=== Records for the exercise ===

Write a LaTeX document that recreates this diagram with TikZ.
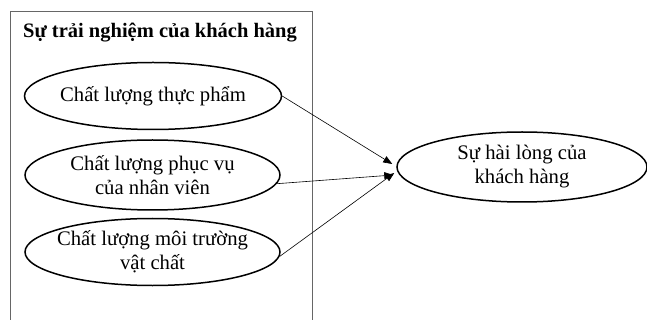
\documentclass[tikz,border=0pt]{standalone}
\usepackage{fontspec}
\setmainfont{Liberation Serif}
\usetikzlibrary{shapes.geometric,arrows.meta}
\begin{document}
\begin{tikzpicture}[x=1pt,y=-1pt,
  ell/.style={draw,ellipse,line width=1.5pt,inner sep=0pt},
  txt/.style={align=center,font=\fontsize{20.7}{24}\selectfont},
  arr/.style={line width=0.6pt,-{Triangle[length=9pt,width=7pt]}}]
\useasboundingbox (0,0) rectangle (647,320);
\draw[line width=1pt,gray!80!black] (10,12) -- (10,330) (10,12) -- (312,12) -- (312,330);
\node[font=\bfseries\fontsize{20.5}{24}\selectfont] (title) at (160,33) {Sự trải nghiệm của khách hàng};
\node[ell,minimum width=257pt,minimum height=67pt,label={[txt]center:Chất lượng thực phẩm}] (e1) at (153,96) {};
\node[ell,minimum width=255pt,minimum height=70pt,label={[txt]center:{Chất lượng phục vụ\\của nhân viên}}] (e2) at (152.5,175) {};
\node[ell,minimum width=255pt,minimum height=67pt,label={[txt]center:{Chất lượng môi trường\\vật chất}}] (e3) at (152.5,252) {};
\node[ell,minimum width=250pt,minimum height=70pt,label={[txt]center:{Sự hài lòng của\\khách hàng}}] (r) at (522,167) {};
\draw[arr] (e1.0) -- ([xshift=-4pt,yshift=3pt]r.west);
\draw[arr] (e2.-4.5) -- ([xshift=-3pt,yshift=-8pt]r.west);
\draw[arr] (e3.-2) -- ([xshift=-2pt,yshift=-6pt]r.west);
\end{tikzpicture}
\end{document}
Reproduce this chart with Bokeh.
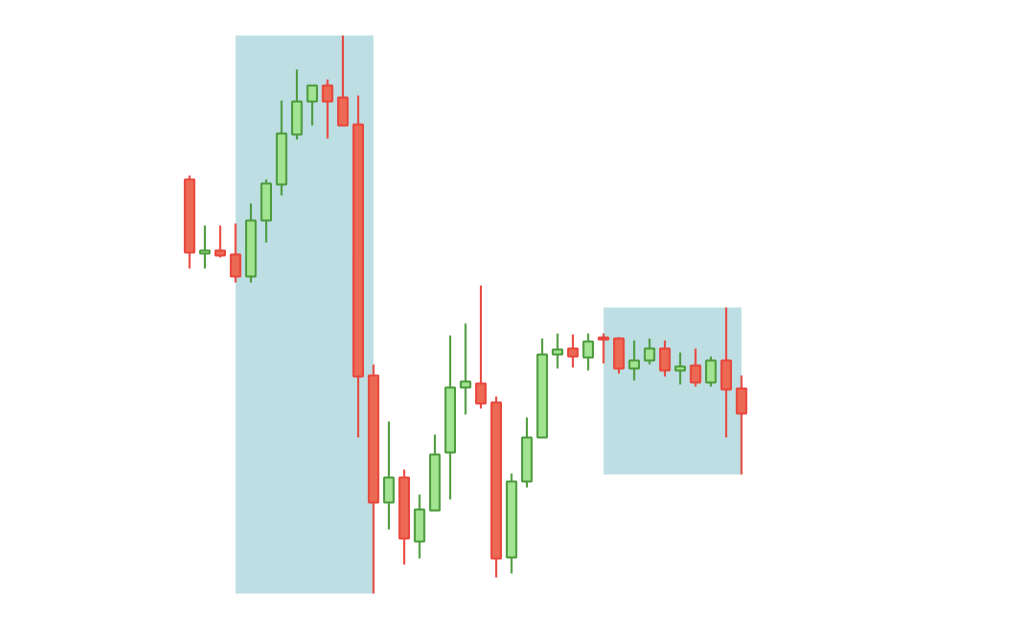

===

◆ Your objective
Without the pictures, transcribe the listing above exactly.

◆ Worked answer
Write a LaTeX document that recreates this diagram with TikZ.
\documentclass[tikz,border=0pt]{standalone}
\usepackage{fontspec}
\setmainfont{Liberation Serif}
\usetikzlibrary{shapes.geometric,arrows.meta}
\begin{document}
\begin{tikzpicture}[x=1pt,y=-1pt,
  ell/.style={draw,ellipse,line width=1.5pt,inner sep=0pt},
  txt/.style={align=center,font=\fontsize{20.7}{24}\selectfont},
  arr/.style={line width=0.6pt,-{Triangle[length=9pt,width=7pt]}}]
\useasboundingbox (0,0) rectangle (647,320);
\draw[line width=1pt,gray!80!black] (10,12) -- (10,330) (10,12) -- (312,12) -- (312,330);
\node[font=\bfseries\fontsize{20.5}{24}\selectfont] (title) at (160,33) {Sự trải nghiệm của khách hàng};
\node[ell,minimum width=257pt,minimum height=67pt,label={[txt]center:Chất lượng thực phẩm}] (e1) at (153,96) {};
\node[ell,minimum width=255pt,minimum height=70pt,label={[txt]center:{Chất lượng phục vụ\\của nhân viên}}] (e2) at (152.5,175) {};
\node[ell,minimum width=255pt,minimum height=67pt,label={[txt]center:{Chất lượng môi trường\\vật chất}}] (e3) at (152.5,252) {};
\node[ell,minimum width=250pt,minimum height=70pt,label={[txt]center:{Sự hài lòng của\\khách hàng}}] (r) at (522,167) {};
\draw[arr] (e1.0) -- ([xshift=-4pt,yshift=3pt]r.west);
\draw[arr] (e2.-4.5) -- ([xshift=-3pt,yshift=-8pt]r.west);
\draw[arr] (e3.-2) -- ([xshift=-2pt,yshift=-6pt]r.west);
\end{tikzpicture}
\end{document}
Reproduce this chart with Bokeh.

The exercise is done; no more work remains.